Anomaly detection has become the go-to way to monitor data. It’s available in pretty much every tool that deals with data in some way [yup, guilty as charged- including Rupert]. It is extremely appealing as it is fairly automatic and can be quite accurate - it “learns” the data’s behavior by itself and doesn’t require too much intervention. But this magical technique is sometimes not the right choice.. In order to know if anomaly detection is the answer, you need to ask the right questions.

BTW - If you need a refresher or a light intro to anomaly detection - scroll down 🙂


Anomaly detection is used to classify the current/ future [predicted] data observations/ events based on the learnings from historical data. This means that in order for the model to work and identify current-time anomalies or predict them in advance - it needs to get historical data or alternatively learn for a while. The more available data it has - the more accurate its output will be, so in general - be patient with it.

You can also affect its output by tuning some parameters based on your knowledge of your industry or specific use cases- you can specify the relevant seasonality, change the model sensitivity to change, set expected value caps and adjust the lookback period for training.

In some cases, no matter how much you try to extend the model’s past learning or optimize its priors and params - you end up feeling it’s not “it” - anomalies are identified too often or are far too rarely and you start asking yourself if this is the right way to go…

Anomaly detection on metric monitoring at Rupert


Every time you need to decide whether or not to use anomaly detection for your data monitoring - ask yourself the following questions:

  1. What are you trying to identify with your monitoring? 
    • Are you trying to identify outlier events or abnormal metric behavior? - For example: critical event just occurred [some network gateway errors are peaking and it might be down] or some calculated metric got a weird value after the last ETL [company’s revenue is down by 30% comparing to last week] for these cases: anomaly detection would be a great fit!
    • Do you want to be alerted to  frequent (but important) events or a changing trend of some metric? -  For example: new customer joined the product [which is hopefully not an anomaly for you!] or some organizations are starting to reduce the volumes of transactions they run by your payment service [you want to know when the trend starts - so you can stop it, and not after the customer has churned!] - In these cases, rule based control will make sure you don’t miss out on these more common or “subtle” events - and you are able to react to them quicker. 
  1. What does your data look like?
    • How many variations can be in identifying your “triggering” conditions?If your triggering conditions are known and don’t have potential variants - define them specifically with rules. This will give you the best control and clarity. However, for less predictable and varying triggering use cases - the defined heuristic is as good as the domain expert who configures it and might quickly turn out as partial or too noisy - and it’s better to let anomaly take it and automatically generalize all considerations - even the ones you’re not aware of.
  1. Who are the potential stakeholders that care about your monitoring results? 
    • Who are the stakeholders you are sharing your monitoring results withIf they are non-technical people - oftentimes using a black box like anomaly detection can be harder to explain or justify.For example: approaching a customer success manager with some anomaly that was detected with some high profile customer’s behavior [such as - “Anomaly was detected in a high-profile customer tokens consumption”] is less compelling or clear than specifying the exact change that was detected [such as, like “a drop of 20% comparing to the moving average of the customer tokens consumption”].    

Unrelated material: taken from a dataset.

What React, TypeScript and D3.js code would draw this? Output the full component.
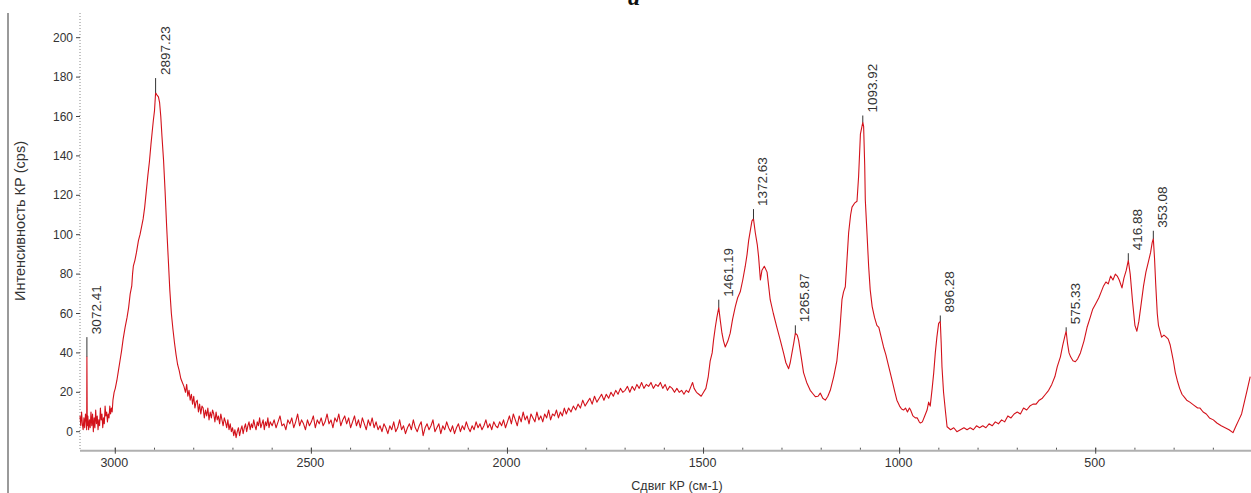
import React from "react";
import * as d3 from "d3";

// Raman spectrum: [shift cm-1, intensity cps]
const spectrum: [number, number][] = [
  [3090, 8], [3088, 3], [3086, 10], [3084, 4], [3082, 1], [3080, 7], [3078, 2], [3076, 9], [3074, 5], [3073, 1],
  [3072.41, 38], [3071.5, 3], [3070, 8], [3068, 1], [3066, 6], [3064, 2], [3062, 10], [3060, 3], [3058, 9], [3056, 0],
  [3054, 7], [3052, 2], [3050, 11], [3048, 4], [3046, 8], [3044, 1], [3042, 6], [3040, 3], [3038, 12], [3036, 6],
  [3034, 9], [3032, 2], [3030, 7], [3028, 4], [3026, 13], [3024, 8], [3022, 10], [3020, 5], [3018, 9], [3016, 7],
  [3014, 13], [3012, 9], [3010, 12], [3008, 10], [3006, 16],
  [3003, 20], [3000, 22], [2996, 26], [2992, 31], [2988, 36], [2984, 41], [2980, 47], [2975, 53], [2970, 58],
  [2966, 63], [2962, 70], [2958, 74], [2956, 80], [2954, 84], [2950, 87], [2946, 91], [2941, 97], [2937, 100], [2933, 104],
  [2929, 108], [2925, 114], [2921, 122], [2919, 126], [2917, 130], [2913, 137], [2909, 146], [2906, 152], [2903, 158],
  [2900, 163], [2897.23, 172], [2894, 171], [2890, 170], [2887, 167], [2884, 160], [2881, 150], [2877, 138],
  [2873, 122], [2869, 104], [2865, 88], [2861, 72], [2857, 60], [2853, 52], [2849, 45], [2845, 39], [2841, 34],
  [2837, 31], [2833, 27], [2829, 25], [2825, 23],
  [2821, 20], [2818, 24], [2815, 18], [2812, 21], [2809, 16], [2806, 19], [2803, 14], [2800, 18], [2797, 12],
  [2794, 15], [2791, 16], [2788, 10], [2785, 14], [2782, 9], [2779, 13], [2776, 12], [2773, 7], [2770, 11],
  [2767, 8], [2764, 12], [2761, 6], [2758, 10], [2755, 7], [2752, 11], [2749, 9], [2746, 5], [2743, 10], [2740, 6],
  [2737, 8], [2734, 4], [2731, 9], [2728, 6], [2725, 3], [2722, 7], [2719, 5], [2716, 2], [2713, 6], [2710, 1],
  [2707, 4], [2704, 0], [2701, 2], [2698, -2], [2695, 1], [2692, -3], [2689, 0], [2686, 2], [2683, -2], [2680, 1],
  [2677, 3], [2674, -1], [2671, 2], [2668, 4], [2665, 0], [2662, 3], [2659, 5], [2656, 1], [2653, 4], [2650, 2],
  [2647, 6], [2644, 3], [2641, 1], [2638, 5], [2635, 3], [2632, 7], [2629, 2], [2626, 4], [2623, 6], [2620, 1],
  [2617, 5], [2614, 3], [2611, 7], [2608, 2], [2605, 5],
  [2600, 3], [2595, 6], [2590, 2], [2585, 5], [2580, 8], [2575, 3], [2570, 4], [2565, 1], [2560, 6], [2555, 4],
  [2550, 7], [2545, 2], [2540, 5], [2535, 9], [2530, 3], [2525, 6], [2520, 4], [2515, 1], [2510, 6], [2505, 3],
  [2500, 5], [2495, 8], [2490, 2], [2485, 6], [2480, 4], [2475, 7], [2470, 3], [2465, 5], [2460, 9], [2455, 4],
  [2450, 6], [2445, 2], [2440, 7], [2435, 5], [2430, 9], [2425, 3], [2420, 6], [2415, 8], [2410, 4], [2405, 7],
  [2400, 2], [2395, 5], [2390, 8], [2385, 3], [2380, 6], [2375, 2], [2370, 7], [2365, 4], [2360, 1], [2355, 6],
  [2350, 3], [2345, 7], [2340, 2], [2335, 5], [2330, 1], [2325, 3], [2320, 0], [2315, 4], [2310, 2], [2305, -1],
  [2300, 3], [2295, 1], [2290, 5], [2285, 0], [2280, 2], [2275, 6], [2270, 1], [2265, 3], [2260, -1], [2255, 2],
  [2250, 4], [2245, 1], [2240, 6], [2235, 2], [2230, 0], [2225, 3], [2220, 5], [2215, -2], [2210, 2], [2205, 4],
  [2200, 1], [2195, 3], [2190, 6], [2185, 0], [2180, 2], [2175, 4], [2170, -1], [2165, 3], [2160, 1], [2155, 5],
  [2150, 2], [2145, 0], [2140, 3], [2135, -1], [2130, 2], [2125, 4], [2120, 0], [2115, 3], [2110, 1], [2105, 5],
  [2100, 2], [2095, 0], [2090, 3], [2085, 1], [2080, 5], [2075, 2], [2070, 4], [2065, 1], [2060, 3], [2055, 6],
  [2050, 2], [2045, 4], [2040, 1], [2035, 5], [2030, 3], [2025, 2], [2020, 5], [2015, 3], [2010, 6], [2005, 2],
  [2000, 5], [1995, 8], [1990, 4], [1985, 9], [1980, 6], [1975, 3], [1970, 8], [1965, 5], [1960, 10], [1955, 6],
  [1950, 8], [1945, 4], [1940, 9], [1935, 7], [1930, 5], [1925, 10], [1920, 6], [1915, 8], [1910, 5], [1905, 9],
  [1900, 7], [1895, 11], [1890, 6], [1885, 9], [1880, 8], [1875, 11], [1870, 7], [1865, 10], [1860, 8], [1855, 12],
  [1850, 9], [1844, 12], [1838, 10], [1832, 13], [1826, 11], [1820, 14], [1814, 12], [1808, 16], [1802, 13],
  [1796, 15], [1790, 17], [1784, 14], [1778, 18], [1772, 15], [1766, 17], [1760, 19], [1754, 16], [1748, 19],
  [1742, 17], [1736, 20], [1730, 18], [1724, 21], [1718, 19], [1712, 22], [1706, 20], [1700, 21],
  [1694, 23], [1688, 20], [1682, 23], [1676, 21], [1670, 24], [1664, 22], [1658, 25], [1652, 22], [1646, 24],
  [1640, 23], [1634, 25], [1628, 22], [1622, 24], [1616, 23], [1610, 25], [1604, 22], [1598, 24], [1592, 21],
  [1586, 23], [1580, 22], [1574, 20], [1568, 22], [1562, 20], [1556, 21], [1550, 19], [1544, 21], [1538, 20],
  [1532, 23], [1528, 25], [1524, 22], [1518, 20], [1512, 19], [1506, 18], [1500, 20],
  [1494, 22], [1488, 28], [1483, 36], [1478, 40], [1474.5, 46.5], [1470, 53], [1466, 58], [1461.19, 63],
  [1457, 56], [1453, 50], [1449, 46], [1444.6, 43], [1438, 46], [1432, 50], [1426, 57], [1419, 63.5], [1413, 68],
  [1406.4, 71], [1400, 77], [1393.6, 84], [1389, 90], [1385, 97], [1380, 103], [1376.5, 107], [1372.63, 108],
  [1368, 101], [1363, 95], [1359.7, 89], [1355, 77], [1351, 82], [1345, 84], [1338, 81], [1334, 74], [1330, 67],
  [1322, 60], [1313, 53], [1305, 47], [1296, 40], [1290, 35], [1283, 32], [1279, 35], [1274.5, 40], [1270, 45],
  [1265.87, 50], [1261, 49], [1257.6, 46.5], [1251, 38], [1245, 30], [1237, 25], [1228, 21], [1220, 19],
  [1215, 17.8], [1208, 18], [1202.3, 19.6], [1196, 17], [1189.5, 16], [1183, 18], [1176.8, 21], [1168, 28],
  [1160, 36], [1153, 50], [1147, 67], [1143, 71], [1138.5, 73.6], [1134, 88], [1130, 101], [1125, 110],
  [1121.4, 114], [1115, 116], [1108.7, 117], [1104.6, 129.5], [1100, 151], [1096, 155], [1093.92, 157],
  [1091.8, 155], [1089, 135], [1087.5, 117.6], [1083, 100], [1079, 84], [1075, 72], [1070, 63.5], [1064, 58],
  [1058, 54], [1053, 53], [1047, 48], [1041, 43], [1035, 39], [1029, 34], [1024, 30], [1018, 25], [1012, 20],
  [1007, 16], [1000, 13], [995, 11.5], [990, 11], [985, 12], [980, 10], [975, 12], [972, 11], [966, 8],
  [960, 7], [955, 7], [950, 5], [947, 4.4], [942, 5], [936, 8], [930, 11], [926, 15], [922, 13], [917, 22],
  [913, 30], [909, 40], [905, 48], [900.5, 55], [896.28, 56], [894, 45], [892, 33], [888, 20], [883.5, 11],
  [879, 2.5], [870, 1], [862, 2], [854, 0], [845, 1], [836, 2], [828, 1], [820, 2], [812, 1], [804, 3], [796, 2],
  [788, 3], [780, 2], [772, 4], [764, 3], [756, 5], [748, 4], [740, 6], [732, 5], [724, 8], [716, 7], [708, 9],
  [700, 10], [692, 9], [684, 12], [676, 11], [668, 13], [660, 14], [652, 14], [644, 16], [636, 17], [628, 19],
  [620, 21], [612, 24], [604, 28], [598, 33], [590, 38], [584, 44], [578, 49], [575.33, 51], [572, 45],
  [568, 40], [564, 38], [558, 36], [552, 35.5], [546, 37], [539, 40], [530, 46], [522, 53], [514, 58], [508, 62],
  [500, 65], [492, 68], [486, 71], [480, 74], [474, 76], [468, 75], [462, 79], [456, 77], [450, 80], [445, 79],
  [440, 77], [433, 73], [428, 78], [422, 82], [416.88, 87], [412, 80], [406, 66], [400, 54], [395, 51],
  [390, 56], [384, 65], [378, 74], [372, 81], [366, 86], [360, 91], [356, 96], [353.08, 98], [350, 88],
  [347, 75], [343, 60], [340, 54], [336, 51], [332, 48], [326, 49], [320, 48], [315, 47], [310, 44], [306, 40],
  [302, 36], [297, 30], [292, 26], [286, 22], [280, 19], [272, 17], [268, 16], [260, 15], [250, 13.5],
  [240, 12], [234, 12], [226, 10], [218, 9], [210, 7], [200, 6], [191, 4.4], [180, 3], [170, 2], [160, 1],
  [150, -0.5], [142, 3], [135, 6], [128, 9], [121, 15], [114, 21], [106, 28],
];

// Peak annotations
const peakShifts: number[] = [3072.41, 2897.23, 1461.19, 1372.63, 1265.87, 1093.92, 896.28, 575.33, 416.88, 353.08];
const peakValues: number[] = [38, 172, 63, 108, 50, 157, 56, 51, 87, 98];
const peakMarkTops: number[] = [48, 179.5, 67, 113, 54, 160.5, 59, 53, 90.6, 102];

const yTicks: number[] = [0, 20, 40, 60, 80, 100, 120, 140, 160, 180, 200];
const xTicks: number[] = [3000, 2500, 2000, 1500, 1000, 500];
const xMinorTicks: number[] = [3000, 2900, 2800, 2700, 2600, 2500, 2400, 2300, 2200, 2100, 2000, 1900, 1800, 1700, 1600, 1500, 1400, 1300, 1200, 1100, 1000, 900, 800, 700, 600, 500, 400, 300, 200];

const FONT = "'Liberation Sans', Arial, sans-serif";

export default function App() {
  const W = 1251;
  const H = 493;
  const x = d3.scaleLinear().domain([3090, 104]).range([80, 1251]);
  const y = d3.scaleLinear().domain([0, 200]).range([431.7, 37.7]);
  const axisY = 450.7;
  const topY = 13;

  const line = d3
    .line<[number, number]>()
    .x((d) => x(d[0]))
    .y((d) => y(d[1]));

  return (
    <div style={{ position: "absolute", left: 0, top: 0, width: W, height: H, background: "#fff" }}>
      <svg width={W} height={H} style={{ display: "block" }}>
        <rect x={0} y={0} width={W} height={H} fill="#fff" />
        {/* left page border */}
        <line x1={8} x2={8} y1={topY} y2={H} stroke="#9a9a9a" strokeWidth={2} />
        {/* title fragment (cut by the top edge, as in the source) */}
        <text x={634} y={5} textAnchor="middle" fontFamily="'Liberation Serif', serif" fontSize={24} fontWeight="bold" fontStyle="italic" fill="#111">
          a
        </text>

        {/* y axis */}
        <line x1={80} x2={80} y1={topY} y2={axisY} stroke="#888" strokeWidth={1} strokeDasharray="1 2" />
        {yTicks.map((t) => (
          <g key={"y" + t}>
            <line x1={76} x2={80} y1={y(t)} y2={y(t)} stroke="#444" strokeWidth={1} />
            <text x={73} y={y(t) + 4} textAnchor="end" fontFamily={FONT} fontSize={12} fill="#333">
              {t}
            </text>
          </g>
        ))}

        {/* x axis */}
        <line x1={80} x2={W} y1={axisY} y2={axisY} stroke="#b0b0b0" strokeWidth={2} />
        {xMinorTicks.map((t) => (
          <line key={"xm" + t} x1={x(t)} x2={x(t)} y1={axisY - 3} y2={axisY - 1} stroke="#555" strokeWidth={1} />
        ))}
        {xTicks.map((t) => (
          <g key={"x" + t}>
            <line x1={x(t)} x2={x(t)} y1={axisY - 3} y2={axisY + 3} stroke="#444" strokeWidth={1} />
            <text x={x(t) - 1} y={467} textAnchor="middle" fontFamily={FONT} fontSize={12.5} fill="#333">
              {t}
            </text>
          </g>
        ))}

        {/* axis titles */}
        <text x={677} y={490} textAnchor="middle" fontFamily={FONT} fontSize={12.5} fill="#333">
          Сдвиг КР (см-1)
        </text>
        <text transform={`translate(25, 221) rotate(-90)`} textAnchor="middle" fontFamily={FONT} fontSize={14.5} fill="#333">
          Интенсивность КР (cps)
        </text>

        {/* spectrum */}
        <path d={line(spectrum) || ""} fill="none" stroke="#d3121b" strokeWidth={1.1} strokeLinejoin="round" />

        {/* peak markers and labels */}
        {peakShifts.map((p, i) => {
          const px = x(p);
          const top = y(peakMarkTops[i]);
          return (
            <g key={"p" + p}>
              <line x1={px} x2={px} y1={y(peakValues[i])} y2={top} stroke="#333" strokeWidth={1} />
              <text transform={`translate(${px + 14}, ${top - 3}) rotate(-90)`} textAnchor="start" fontFamily={FONT} fontSize={13.5} fill="#333">
                {p.toFixed(2)}
              </text>
            </g>
          );
        })}
      </svg>
    </div>
  );
}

For those who need a refresher:


Anomaly detection is a computational technique to identify events or observations that deviate from the “normal behavior” of the dataset. In today’s world it is usually implemented via unsupervised models - models that do not train on a “labeled” data set telling the model what is a “conforming” observation and what is “deviating”.

Unsupervised models infer the deviations autonomously using different techniques [like smoothing, de-compositions and other scary words]. Most of them essentially understand the main pattern that “most of the input” is following and provide scoring per observation based on deviation from that pattern, where high scores are considered anomalies [this is over simplifying but really the logical base of the theory].

In time series data, These “patterns” are based not only on the general trend, but also considering its change over time and seasonality [seasonality can be periodical by days of week - for example: Mondays behave differently than Sundays or it can relate to holidays and special events].